Here are the soundfiles: 24 bit (recorded via Lavry A/D, no processing, no dithering)
Cubase 7 is at: MARK BIHLER - PRODUCER / ENGINEER
Cubase 8 is at: MARK BIHLER - PRODUCER / ENGINEER
The Cubase 8 has a NEW audio engine and it sounds better.(* no I don’t joking)
I don’t care what makes it sound better or you all think and do not think. Its very easy to try out and investigate for anyone that have Cubase 7 or Cubase 7.5. Just open a old project and take a listen. If you can’t hear and spot the different you should seriously think about seeing the doctor and check your ears.
The new audio engine in Cubase 8 are new,and are complete rebuild from scratch in 192kHz, 32bit floating. Its not the same engine as Cubase 7 and prior and it sounds different, better. The Cubase 7 audio-engine were also “updated” that you can read all technically about it.

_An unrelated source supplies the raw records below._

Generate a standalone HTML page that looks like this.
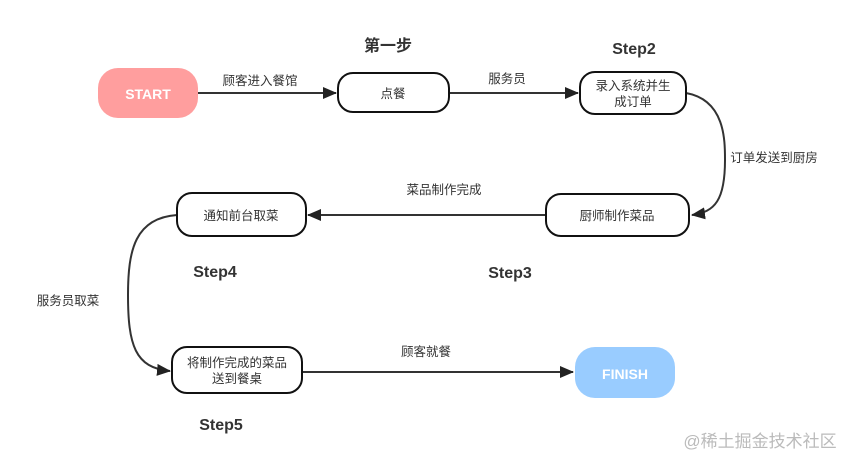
<!DOCTYPE html>
<html><head><meta charset="utf-8"><style>
html,body{margin:0;padding:0;background:#fff;width:856px;height:466px;overflow:hidden}
text{font-family:"Liberation Sans","Noto Sans CJK SC",sans-serif}
.l{font-size:12.5px;fill:#333}
.b{font-size:16px;font-weight:bold;fill:#333;font-family:"DejaVu Sans","Noto Sans CJK SC",sans-serif}
</style></head><body>
<svg width="856" height="466" viewBox="0 0 856 466" xmlns="http://www.w3.org/2000/svg">
<defs><marker id="a" markerWidth="14" markerHeight="12" refX="13" refY="6" orient="auto" markerUnits="userSpaceOnUse"><path d="M0,0 L14,6 L0,12 z" fill="#222"/></marker></defs>
<g stroke="#333" stroke-width="2" fill="none">
<line x1="197" y1="93" x2="336" y2="93" marker-end="url(#a)"/>
<line x1="449" y1="93" x2="578" y2="93" marker-end="url(#a)"/>
<path d="M686,93 C725,100 725,140 725,160 C725,200 715,212 692,215" marker-end="url(#a)"/>
<line x1="546" y1="215" x2="308" y2="215" marker-end="url(#a)"/>
<path d="M177,215 C135,218 128,250 128,295 C128,345 135,368 170,371" marker-end="url(#a)"/>
<line x1="302" y1="372" x2="573" y2="372" marker-end="url(#a)"/>
</g>
<rect x="98" y="68" width="100" height="50" rx="20" fill="#ff9e9e"/>
<text x="148" y="99" text-anchor="middle" font-size="14" font-weight="bold" fill="#fff" font-family="DejaVu Sans,sans-serif">START</text>
<rect x="575" y="347" width="100" height="51" rx="20" fill="#99ccff"/>
<text x="625" y="379" text-anchor="middle" font-size="14" font-weight="bold" fill="#fff" font-family="DejaVu Sans,sans-serif">FINISH</text>
<g fill="#fff" stroke="#111" stroke-width="2">
<rect x="338" y="73" width="111" height="39" rx="15"/>
<rect x="580" y="72" width="106" height="42" rx="15"/>
<rect x="546" y="194" width="143" height="42" rx="15"/>
<rect x="177" y="193" width="129" height="43" rx="15"/>
<rect x="172" y="347" width="130" height="46" rx="15"/>
</g>
<g class="l" text-anchor="middle">
<text x="393" y="98">点餐</text>
<text x="633" y="90">录入系统并生</text>
<text x="633" y="106">成订单</text>
<text x="617" y="220">厨师制作菜品</text>
<text x="241" y="220">通知前台取菜</text>
<text x="237" y="367">将制作完成的菜品</text>
<text x="237" y="383">送到餐桌</text>
<text x="260" y="85">顾客进入餐馆</text>
<text x="507" y="83">服务员</text>
<text x="774" y="162">订单发送到厨房</text>
<text x="444" y="194">菜品制作完成</text>
<text x="68" y="305">服务员取菜</text>
<text x="426" y="356">顾客就餐</text>
</g>
<g class="b" text-anchor="middle">
<text x="388" y="51">第一步</text>
<text x="634" y="54">Step2</text>
<text x="510" y="278">Step3</text>
<text x="215" y="277">Step4</text>
<text x="221" y="430">Step5</text>
</g>
<text x="760" y="447" text-anchor="middle" font-size="17" fill="#bbb">@稀土掘金技术社区</text>
</svg>
</body></html>
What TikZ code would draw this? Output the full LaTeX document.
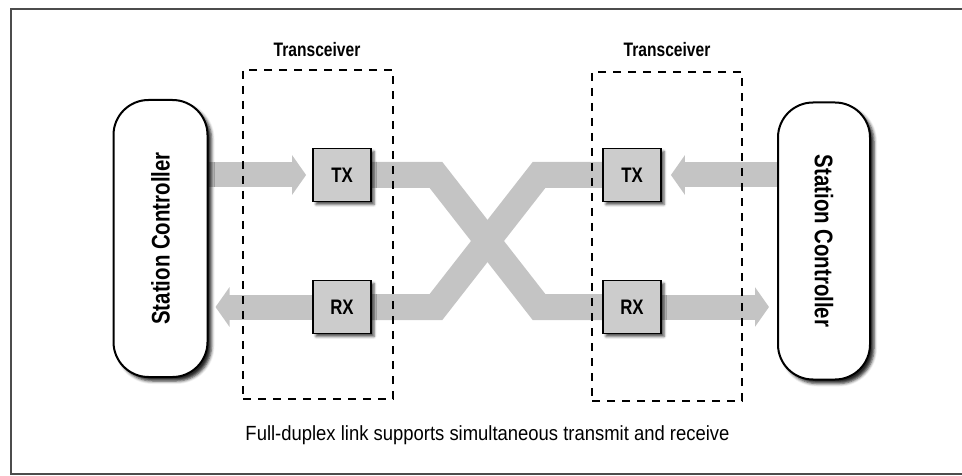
\documentclass[tikz,border=0pt]{standalone}
\usepackage{fontspec}
\setmainfont{Liberation Sans}
\newfontfamily\labelfont[FakeStretch=0.8]{Liberation Sans}
\newfontfamily\captionfont[FakeStretch=0.9]{Liberation Sans}
\usetikzlibrary{arrows.meta,shadows.blur,backgrounds}

\tikzset{
  controller/.style={draw=black, line width=2pt, fill=white, rounded corners=35pt,
    minimum width=94pt, minimum height=277pt, inner sep=0pt,
    blur shadow={shadow xshift=4pt, shadow yshift=-4pt, shadow blur radius=3pt, shadow opacity=85}},
  unit/.style={draw=black, line width=1.8pt, fill=black!20, minimum width=58pt,
    minimum height=53pt, inner sep=0pt,
    font=\labelfont\bfseries\fontsize{21}{21}\selectfont,
    blur shadow={shadow xshift=3pt, shadow yshift=-3pt, shadow blur radius=2.5pt, shadow opacity=70}},
  group/.style={draw=black, line width=1.5pt, dash pattern=on 8pt off 7pt,
    minimum width=150pt, minimum height=329pt, inner sep=0pt},
  grouplabel/.style={font=\labelfont\bfseries\fontsize{19.5}{19.5}\selectfont, inner sep=0pt, anchor=base},
  ctrltext/.style={font=\labelfont\bfseries\fontsize{25.5}{25.5}\selectfont, inner sep=0pt},
  band/.style={draw=black!23, line width=26pt, line join=miter},
  flow/.style={draw=black!23, line width=25pt,
    -{Triangle[width=39pt,length=14pt]}},
}

\begin{document}
\begin{tikzpicture}[x=1pt, y=-1pt]
\useasboundingbox (0,0) rectangle (962,476);

% frame, open on the right
\draw[black!70, line width=1.5pt] (962,9) -- (11,9) -- (11,474) -- (962,474);

% station controllers
\node[controller] (sc1) at (160.5,238.5) {};
\node[ctrltext, rotate=90] (sc1t) at (sc1.center) {Station Controller};
\node[controller, minimum width=92pt] (sc2) at (824,241) {};
\node[ctrltext, rotate=-90] (sc2t) at (sc2.center) {Station Controller};

% transceivers
\node[group] (tr1) at (318,234.5) {};
\node[group] (tr2) at (667,236.5) {};
\node[grouplabel] (tr1l) at (317,56.5) {Transceiver};
\node[grouplabel] (tr2l) at (667,57) {Transceiver};

% transmitter / receiver units
\node[unit] (tx1) at (342,175) {TX};
\node[unit] (rx1) at (342,307) {RX};
\node[unit] (tx2) at (632,175) {TX};
\node[unit] (rx2) at (632,307) {RX};

% signal paths
\begin{pgfonlayer}{background}
  \draw[flow, shorten >=6pt] (sc1.east |- tx1) -- (tx1.west);
  \draw[flow, shorten >=7pt] (rx1.west) -- (sc1.east |- rx1);
  \draw[flow, shorten >=9pt] (sc2.west |- tx2) -- (tx2.east);
  \draw[flow, shorten >=8pt] (rx2.east) -- (sc2.west |- rx2);
  \draw[band] (tx1.east) -- (436,175) -- (539,307) -- (rx2.west);
  \draw[band] (rx1.east) -- (436,307) -- (539,175) -- (tx2.west);
\end{pgfonlayer}

% caption
\node[font=\captionfont\fontsize{20.5}{20.5}\selectfont, inner sep=0pt, anchor=base] (cap) at (487.5,440)
  {Full-duplex link supports simultaneous transmit and receive};
\end{tikzpicture}
\end{document}
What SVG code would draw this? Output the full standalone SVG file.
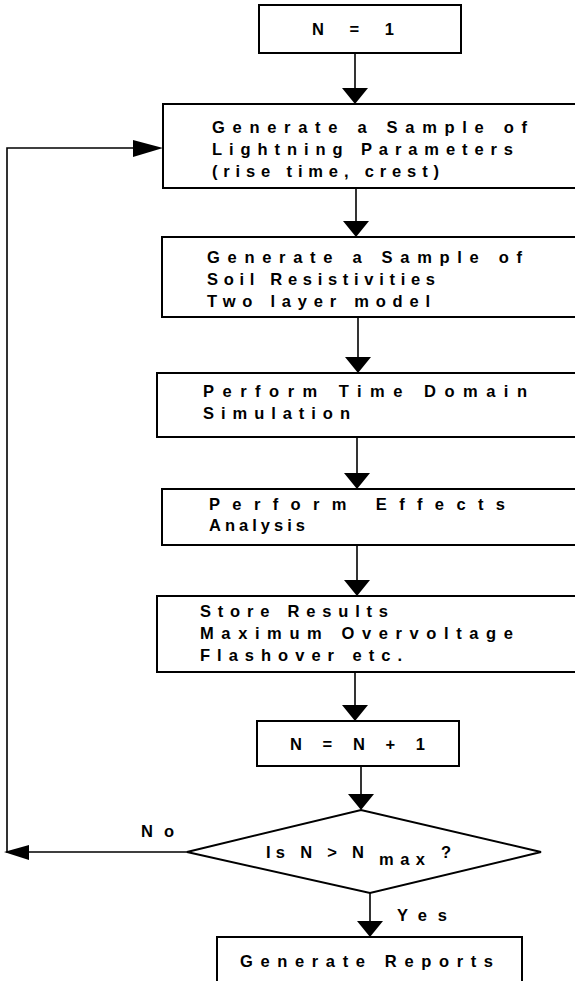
<svg xmlns="http://www.w3.org/2000/svg" width="575" height="981" viewBox="0 0 575 981">
<style>
.box{fill:#fff;stroke:#000;stroke-width:2}
.ln{fill:none;stroke:#000;stroke-width:1.6}
.ah{fill:#000;stroke:none}
text{font-family:"Liberation Sans",Arial,sans-serif;font-size:16.5px;font-weight:bold;fill:#000}
</style>
<rect width="575" height="981" fill="#fff"/>
<g id="connectors">
<line class="ln" x1="355" y1="53" x2="355" y2="92"/>
<polygon class="ah" points="342,88 368,88 355,104"/>
<line class="ln" x1="356" y1="188" x2="356" y2="225"/>
<polygon class="ah" points="343,221 369,221 356,237"/>
<line class="ln" x1="358" y1="317" x2="358" y2="360"/>
<polygon class="ah" points="345,357 371,357 358,373"/>
<line class="ln" x1="357" y1="437" x2="357" y2="477"/>
<polygon class="ah" points="344,473 370,473 357,489"/>
<line class="ln" x1="357" y1="545" x2="357" y2="583"/>
<polygon class="ah" points="344,580 370,580 357,596"/>
<line class="ln" x1="355" y1="672" x2="355" y2="708"/>
<polygon class="ah" points="342,705 368,705 355,721"/>
<line class="ln" x1="361" y1="766" x2="361" y2="797"/>
<polygon class="ah" points="348,794 374,794 361,810"/>
<line class="ln" x1="370" y1="893" x2="370" y2="925"/>
<polygon class="ah" points="357,921 383,921 370,937"/>
<polyline class="ln" points="187,852 7,852 7,148 140,148"/>
<polygon class="ah" points="4,852 29,845 29,860"/>
<polygon class="ah" points="163,148 133,140 133,157"/>
</g>
<g id="n1">
<rect class="box" x="259" y="5" width="202" height="48"/>
<text x="312" y="35" textLength="82" lengthAdjust="spacing">N = 1</text>
</g>
<g id="gen-lightning">
<rect class="box" x="163" y="104" width="420" height="84"/>
<text x="212" y="133" textLength="315" lengthAdjust="spacing">Generate a Sample of</text>
<text x="212" y="155" textLength="301" lengthAdjust="spacing">Lightning Parameters</text>
<text x="212" y="177" textLength="227" lengthAdjust="spacing">(rise time, crest)</text>
</g>
<g id="gen-soil">
<rect class="box" x="162" y="237" width="420" height="80"/>
<text x="207" y="263" textLength="315" lengthAdjust="spacing">Generate a Sample of</text>
<text x="207" y="285" textLength="228" lengthAdjust="spacing">Soil Resistivities</text>
<text x="207" y="307" textLength="223" lengthAdjust="spacing">Two layer model</text>
</g>
<g id="time-domain">
<rect class="box" x="157" y="373" width="425" height="64"/>
<text x="203" y="397" textLength="324" lengthAdjust="spacing">Perform Time Domain</text>
<text x="203" y="419" textLength="147" lengthAdjust="spacing">Simulation</text>
</g>
<g id="effects">
<rect class="box" x="162" y="489" width="420" height="56"/>
<text x="209" y="510" textLength="296" lengthAdjust="spacing">Perform Effects</text>
<text x="209" y="531" textLength="96" lengthAdjust="spacing">Analysis</text>
</g>
<g id="store">
<rect class="box" x="157" y="596" width="425" height="76"/>
<text x="200" y="617" textLength="188" lengthAdjust="spacing">Store Results</text>
<text x="200" y="639" textLength="313" lengthAdjust="spacing">Maximum Overvoltage</text>
<text x="200" y="661" textLength="202" lengthAdjust="spacing">Flashover etc.</text>
</g>
<g id="increment">
<rect class="box" x="257" y="721" width="202" height="45"/>
<text x="290" y="750" textLength="135" lengthAdjust="spacing">N = N + 1</text>
</g>
<g id="decision">
<polygon class="box" points="187,852 361,810 541,852 370,893"/>
<text x="266" y="858" textLength="98" lengthAdjust="spacing">Is N &gt; N</text>
<text x="379" y="865" font-size="12" textLength="46" lengthAdjust="spacing">max</text>
<text x="441" y="858">?</text>
<text x="141" y="837" textLength="33" lengthAdjust="spacing">No</text>
<text x="397" y="921" textLength="50" lengthAdjust="spacing">Yes</text>
</g>
<g id="reports">
<rect class="box" x="217" y="937" width="305" height="50"/>
<text x="240" y="967" textLength="253" lengthAdjust="spacing">Generate Reports</text>
</g>
</svg>
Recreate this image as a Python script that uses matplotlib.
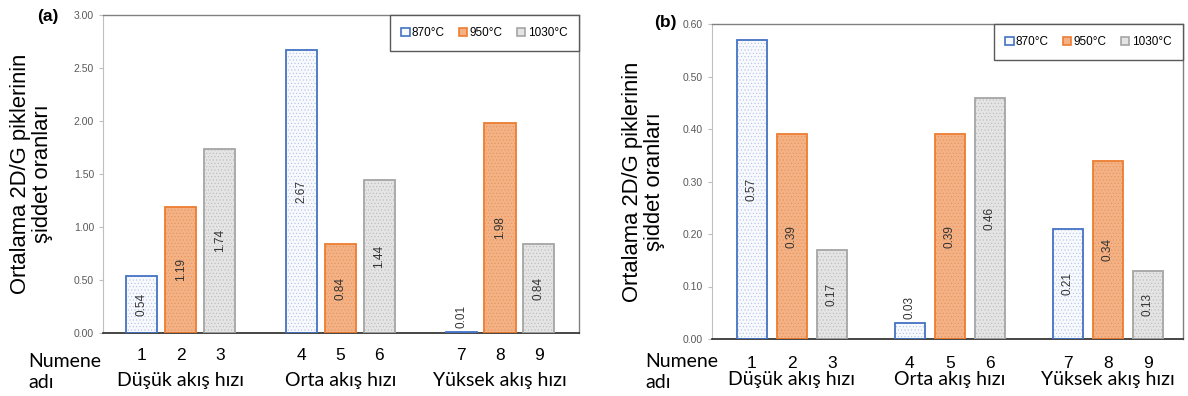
import numpy as np
import matplotlib
matplotlib.use("Agg")
import matplotlib.pyplot as plt
from matplotlib.patches import Patch
from matplotlib.transforms import blended_transform_factory

plt.rcParams['font.family'] = ['Liberation Sans', 'DejaVu Sans']
plt.rcParams['hatch.linewidth'] = 0.35

# Veriler
samples = ["1", "2", "3", "4", "5", "6", "7", "8", "9"]
groups = ["Düşük akış hızı", "Orta akış hızı", "Yüksek akış hızı"]
temps = ["870°C", "950°C", "1030°C"]

a_870 = [0.54, 2.67, 0.01]
a_950 = [1.19, 0.84, 1.98]
a_1030 = [1.74, 1.44, 0.84]

b_870 = [0.57, 0.03, 0.21]
b_950 = [0.39, 0.39, 0.34]
b_1030 = [0.17, 0.46, 0.13]

# Stiller
faces = ["#F7F9FD", "#F4B183", "#E4E4E4"]
dots = ["#A9BEE6", "#E0905C", "#B5B5B5"]
edges = ["#4472C4", "#ED7D31", "#A5A5A5"]

ylabel = "Ortalama 2D/G piklerinin\nşiddet oranları"
group_font = ['Lato', 'DejaVu Sans']


def draw_panel(ax, series, ymax, gap, width, xlim, tick_pad, group_y, ylab_x):
    for i, vals in enumerate(series):
        x = np.arange(3) * (3 + gap) + i
        ax.bar(x, vals, width, color=faces[i], edgecolor=dots[i], hatch='.....',
               linewidth=0, zorder=2)
        ax.bar(x, vals, width, fill=False, edgecolor=edges[i], linewidth=1.3, zorder=3)
        for xi, v in zip(x, vals):
            if v < 0.06 * ymax:
                ax.text(xi, v + 0.012 * ymax, f"{v:.2f}", rotation=90, ha='center',
                        va='bottom', fontsize=8.5, color='#333333', zorder=4)
            else:
                ax.text(xi, v / 2, f"{v:.2f}", rotation=90, ha='center',
                        va='center', fontsize=8.5, color='#333333', zorder=4)

    xs = np.concatenate([np.arange(3) + g * (3 + gap) for g in range(3)])
    ax.set_xticks(xs)
    ax.set_xticklabels(samples, fontsize=12.5)
    ax.tick_params(axis='x', length=0, pad=tick_pad)
    ax.set_xlim(*xlim)
    ax.set_ylim(0, ymax)
    ax.set_yticks(np.linspace(0, ymax, 7))
    ax.yaxis.set_major_formatter(plt.FormatStrFormatter('%.2f'))
    ax.tick_params(axis='y', labelsize=7.5, labelcolor='#595959', length=3,
                   color='#BFBFBF', width=0.8)

    for s in ['top', 'right']:
        ax.spines[s].set_color('#808080')
        ax.spines[s].set_linewidth(1.0)
    ax.spines['left'].set_color('#BFBFBF')
    ax.spines['bottom'].set_color('#262626')
    ax.spines['bottom'].set_linewidth(1.2)

    trans = blended_transform_factory(ax.transData, ax.transAxes)
    for g, name in enumerate(groups):
        ax.text(g * (3 + gap) + 1, group_y, name, transform=trans, ha='center',
                va='center', fontsize=14, family=group_font)

    ax.set_ylabel(ylabel, fontsize=15.8, linespacing=1.05)
    ax.yaxis.set_label_coords(ylab_x, 0.5)

    handles = [Patch(facecolor=faces[i], edgecolor=edges[i], linewidth=1.2) for i in range(3)]
    leg = ax.legend(handles, temps, ncol=3, loc='upper right', bbox_to_anchor=(1, 1),
                    borderaxespad=0, fontsize=8.5, handlelength=0.7, handleheight=0.7,
                    handletextpad=0.2, columnspacing=1.2, fancybox=False,
                    borderpad=1.0, framealpha=1)
    leg.get_frame().set_edgecolor('#595959')
    leg.get_frame().set_linewidth(1.0)


fig = plt.figure(figsize=(11.88, 3.96), dpi=100)
ax1 = fig.add_axes([103 / 1188, 1 - 333 / 396, 476 / 1188, 318 / 396])
ax2 = fig.add_axes([712 / 1188, 1 - 339 / 396, 471 / 1188, 315 / 396])

draw_panel(ax1, [a_870, a_950, a_1030], 3.0, 1.1, 0.8, (-1.0, 11.23), 11, -0.148, -0.105)
draw_panel(ax2, [b_870, b_950, b_1030], 0.6, 0.95, 0.75, (-1.0, 10.78), 12, -0.130, -0.10)

fig.text(48 / 1188, 1 - 16 / 396, "(a)", fontsize=12.5, fontweight='bold',
         ha='center', va='center')
fig.text(665 / 1188, 1 - 23 / 396, "(b)", fontsize=12.5, fontweight='bold',
         ha='center', va='center')

fig.text(28 / 1188, 1 - 372 / 396, "Numene\nadı", ha='left', va='center',
         fontsize=14, family=group_font, linespacing=1.25)
fig.text(645 / 1188, 1 - 372 / 396, "Numene\nadı", ha='left', va='center',
         fontsize=14, family=group_font, linespacing=1.25)

fig.savefig("out.png", dpi=100)
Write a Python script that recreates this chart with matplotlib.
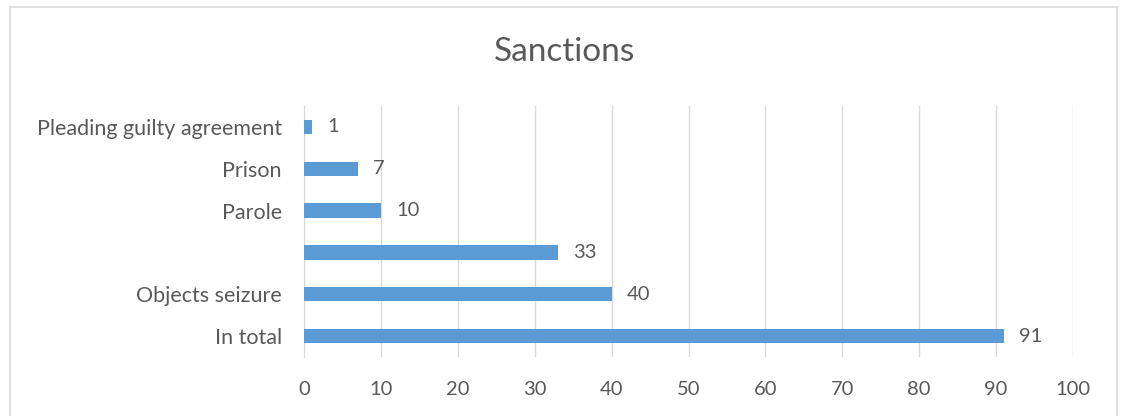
import matplotlib
matplotlib.use("Agg")
import matplotlib.pyplot as plt
from matplotlib.patches import Rectangle

categories = ["In total", "Objects seizure", "", "Parole", "Prison", "Pleading guilty agreement"]
values = [91, 40, 33, 10, 7, 1]
xticks = [0, 10, 20, 30, 40, 50, 60, 70, 80, 90, 100]

plt.rcParams['font.family'] = ['Lato', 'DejaVu Sans']
txt = '#595959'
W, H = 1121, 416
fig = plt.figure(figsize=(W/100, H/100), dpi=100)
fig.patches.append(Rectangle((10/W, -0.05), (1117-10)/W, 1.05 - 7/H, transform=fig.transFigure,
                             fill=False, edgecolor='#D9D9D9', linewidth=1.2))
ax = fig.add_axes([304/W, 1-357/H, (1073-304)/W, (357-106)/H])
y = list(range(len(categories)))
ax.barh(y, values, height=0.34, color='#5B9BD5', zorder=3)
fs = 14.5
for yi, v in zip(y, values):
    ax.text(v + 2.0, yi, str(v), va='center', ha='left', fontsize=fs, color=txt)
ax.set_yticks(y)
ax.set_yticklabels(categories, fontsize=15.5, color=txt)
ax.set_ylim(-0.5, len(categories) - 0.5)
ax.set_xlim(0, 100)
ax.set_xticks(xticks)
ax.set_xticklabels([str(t) for t in xticks], fontsize=fs, color=txt)
ax.grid(axis='x', color='#D9D9D9', linewidth=1, zorder=0)
for s in ['top', 'right', 'bottom']:
    ax.spines[s].set_visible(False)
ax.spines['left'].set_color('#D9D9D9')
ax.tick_params(axis='y', length=0, pad=16)
ax.tick_params(axis='x', length=0, pad=17)
fig.text(565/W, 1-52/H, "Sanctions", ha='center', va='center', fontsize=24, color=txt)
fig.savefig("out.png", dpi=100)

Do a Search! Cubase 7.0 and Cubase 7.5 were based on the same old audio engine.
Now you all can continue with your stupid jokes about “calculator” or what ever. Funny “jokes” some of them but you are wrong this time. In the mean time I will continue working making productions with new Cubase 8 that I really like even though with its imperfection and some minor VCA bugs.
Interesting, ill take a listen (through Lavry DA, neumann speakers, treated room). there’s a can of worms ready to be opened I hope you realise especially re: the possible argument that “if I can’t spot a difference with my speakers, I dismiss the whole debate”.
anyway, did you send the ping signals through your HW with C8? this to me is the number one suspect when hw is involved (esp. parallel compression).
Cubase audio engine is 192k only if you set your project to 192k. And all correctly implemented digital audio engines sound the same. Period. Fact. If they sound different, there’s something seriously wrong with one. When it comes to stock plugins etc, that’s a different story, though.
Yes and there’s world-class producers (with gazillions #1 hits under their belt) who thinks SATA drive sounds better than USB drive and similar stuff. Go figure.